RALEIGH, N.C. - An eclectic mix of more than 2,000 civil rights activists, anti-war protesters and low-income workers rallied behind one banner Saturday to demand North Carolina legislators pass a "people's agenda" this year.
"The forces against us don't know how powerful we are when we work together," the Rev. William Barber, president of the National Association for the Advancement of Colored People, told the crowd that filled downtown Raleigh's Memorial Auditorium.
The group then marched one mile to the Legislative Building, where hundreds signed an 11-foot wooden "scroll" to endorse a 14-point action plan. The plan endorsed diverse concerns from expanding health care coverage to abolishing the death penalty and withdrawing U.S. troops from Iraq.
Barber said the General Assembly has forgotten about the needs of ordinary people who struggle to make ends meet and still face racial discrimination and disparities in education and housing.
"The best way for this house to work is to work for all people," Barber said.
The NAACP spearheaded what was called the "Historic Thousands on Jones Street" _ a reference to the Legislative Building's address. More than 60 organizations participated or endorsed the event, from black Masons, the Latino group El Pueblo, union organizers and the North Carolina Green and Socialist parties.
Veterans of the civil rights movement marched with young people and families pushing baby strollers. Rosalind Fuse-Hall, 49, of Durham, brought her 16-year-old daughter, Ifetoya, to the rally to show her that "our people have a history of rallying for change."
"You can make a difference," Fuse-Hall said.
The participants also backed an agenda that included more education money to comply with the Leandro school-funding lawsuit; create a "living wage" that would be several dollars more than the current minimum of $6.15 per hours; and give collective bargaining rights to government employees.
The General Assembly has little say over the war in Iraq, but some urged state lawmakers to pass resolutions asking Congress to bring U.S. troops home. They said the billions of dollars spent on the war could be used at home to education children or raising families out of poverty.
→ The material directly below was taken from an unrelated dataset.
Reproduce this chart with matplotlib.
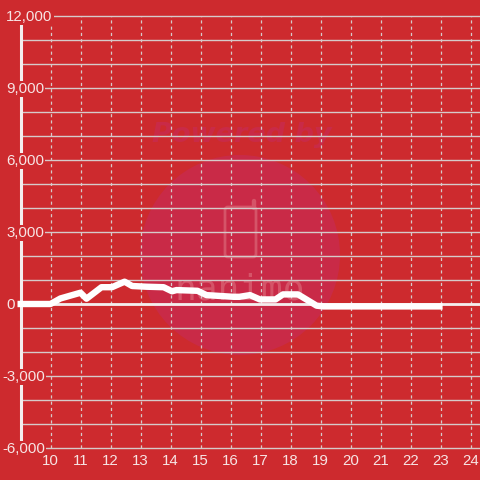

Al McSurely, a long-time civil rights lawyer from Chapel Hill and NAACP leader, said it was important to bring together the anti-war and anti-racism movements. He said Martin Luther King Jr. did the same late in his life as opposition to the Vietnam War grew.
Wendy Michener of Fayetteville, who held a "Stop the War" banner during the march, said it was good to see so many people speaking in unison.
"The more foot soldiers we have, the more we can work together," Michener said. "More people are getting involved. It make a lot of energy."
The rally was held with the General Assembly adjourned for the weekend so that more working people could attend. A lobbying day was scheduled March 28 so activists could meet with legislators and press for the agenda.
Hopes within North Carolina's progressive movement are higher this year after Democratic victories in the November elections and the rise of Rep. Joe Hackney, D-Orange, to House speaker. Hackney has backed liberal causes during his legislative career, including environmental protections and a moratorium on the death penalty.
Sen. Larry Shaw, D-Cumberland, said he believed that lawmakers could pass some of the 14 action items this year but was realistic that their work was only starting Saturday.
"This is not a one-day event," Shaw said. "This is a movement."